John Lennon was a complicated dude. Sure, he might have been creepy. But, he evolved into a better person when his son Sean was born. He was no longer a practicing Beatle and could devote a lot more time to being a good dad as well as a good person. His first son, Julian, kind of got the shit end of the stick because John was an absentee father to him. Julian has even said that when he was younger he was closer to Paul than his own father. When John was murdered at age 40, he was no longer the creepy guy he was in his 20's and early 30's. He was a monogamous husband and devoted father to Sean. He was actually starting to hit his stride as a human being.
 
I fear that even a piece that commented on his relationships with women in the 60s would whitewash them into some sort of redemption story with his later peace messaging. Dude was a creep.

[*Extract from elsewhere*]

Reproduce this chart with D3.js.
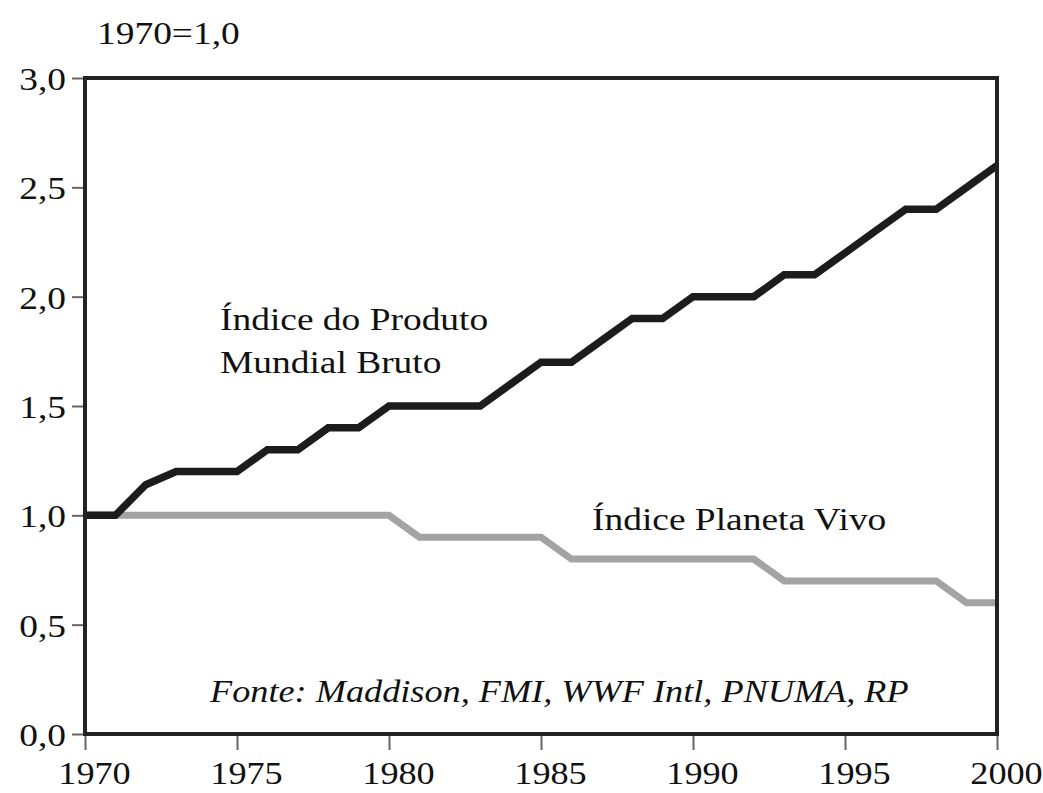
<!DOCTYPE html>
<html>
<head>
<meta charset="utf-8">
<script src="https://cdnjs.cloudflare.com/ajax/libs/d3/7.8.5/d3.min.js"></script>
<style>
  body { margin: 0; background: #fff; }
  text { font-family: "Liberation Serif", "Times New Roman", serif; fill: #111; }
  .tick line { stroke: #666; stroke-width: 2; }
  path.domain { display: none; }
</style>
</head>
<body>
<svg id="chart" width="1043" height="793"></svg>
<script>
// data (index, 1970 = 1,0)
var years = d3.range(1970, 2001);
var produtoMundial = [1.0, 1.0, 1.14, 1.2, 1.2, 1.2, 1.3, 1.3, 1.4, 1.4,
                      1.5, 1.5, 1.5, 1.5, 1.6, 1.7, 1.7, 1.8, 1.9, 1.9,
                      2.0, 2.0, 2.0, 2.1, 2.1, 2.2, 2.3, 2.4, 2.4, 2.5, 2.6];
var planetaVivo = [1.0, 1.0, 1.0, 1.0, 1.0, 1.0, 1.0, 1.0, 1.0, 1.0,
                   1.0, 0.9, 0.9, 0.9, 0.9, 0.9, 0.8, 0.8, 0.8, 0.8,
                   0.8, 0.8, 0.8, 0.7, 0.7, 0.7, 0.7, 0.7, 0.7, 0.6, 0.6];
var xTicks = [1970, 1975, 1980, 1985, 1990, 1995, 2000];
var yTicks = [0, 0.5, 1.0, 1.5, 2.0, 2.5, 3.0];

var margin = { left: 85, top: 78 };
var width = 912, height = 656;
var stretch = 1.17; // text in the original is a bit wide

var svg = d3.select("#chart");
var g = svg.append("g").attr("transform", `translate(${margin.left},${margin.top})`);

var x = d3.scaleLinear().domain([1970, 2000]).range([0, width]);
var y = d3.scaleLinear().domain([0, 3]).range([height, 0]);

var xAxis = d3.axisBottom(x).tickValues(xTicks).tickSize(16).tickFormat(d3.format("d"));
var yAxis = d3.axisLeft(y).tickValues(yTicks).tickSize(13)
  .tickFormat(d => d.toFixed(1).replace(".", ","));

g.append("g").attr("transform", `translate(0,${height})`).call(xAxis)
  .selectAll("text")
    .attr("y", 0).attr("dy", 0)
    .attr("transform", `translate(9,50) scale(${stretch},1)`)
    .style("font-size", "31px");

g.append("g").call(yAxis)
  .selectAll("text")
    .attr("x", 0).attr("dy", "0.36em")
    .attr("transform", `translate(-19,0) scale(${stretch},1)`)
    .style("font-size", "32px");

// the two series
var line = d3.line()
  .x((d, i) => x(years[i]))
  .y(d => y(d));

g.append("path")
  .attr("d", line(planetaVivo))
  .attr("fill", "none")
  .attr("stroke", "#a3a3a3")
  .attr("stroke-width", 7);

g.append("path")
  .attr("d", line(produtoMundial))
  .attr("fill", "none")
  .attr("stroke", "#1c1c1c")
  .attr("stroke-width", 7.5);

// frame
g.append("rect")
  .attr("width", width).attr("height", height)
  .attr("fill", "none")
  .attr("stroke", "#222")
  .attr("stroke-width", 4);

function label(txt, px, py, opts) {
  opts = opts || {};
  svg.append("text")
    .attr("transform", `translate(${px},${py}) scale(${stretch},1)`)
    .style("font-size", (opts.size || 32) + "px")
    .style("font-style", opts.italic ? "italic" : "normal")
    .text(txt);
}

label("1970=1,0", 97, 44);
label("Índice do Produto", 220, 330);
label("Mundial Bruto", 220, 373);
label("Índice Planeta Vivo", 592, 530);
label("Fonte: Maddison, FMI, WWF Intl, PNUMA, RP", 210, 702, { italic: true, size: 31 });
</script>
</body>
</html>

Thank you. The worship is so wide, I thought I was the only one who felt this way. The John as a peacenik myth drives me nuts.

John Lennon was a complicated dude. Sure, he might have been creepy. But, he evolved into a better person when his son Sean was born. He was no longer a practicing Beatle and could devote a lot more time to being a good dad as well as a good person. His first son, Julian, kind of got the shit end of the stick because John was an absentee father to him. Julian has even said that when he was younger he was closer to Paul than his own father. When John was murdered at age 40, he was no longer the creepy guy he was in his 20's and early 30's. He was a monogamous husband and devoted father to Sean. He was actually starting to hit his stride as a human being.

Not really sure that years/decades as an abuser is made up for by finally being a decent human for a few years.

Also, on topic - great thread, BVS. Old school, I know, but a couple offhand I can think of are Coal Miner's Daughter and the Buddy Holly Story. Not sure how accurate the latter is, or how much is glossed over, but the music is pretty great, and I really like how the didn't dramatize his death at the end. Just rewatched it a year or so ago. Also, The Doors' biopic is what sent me from indifference into actively hating Jim Morrison. Can't even remember the movie, but the hatred burns.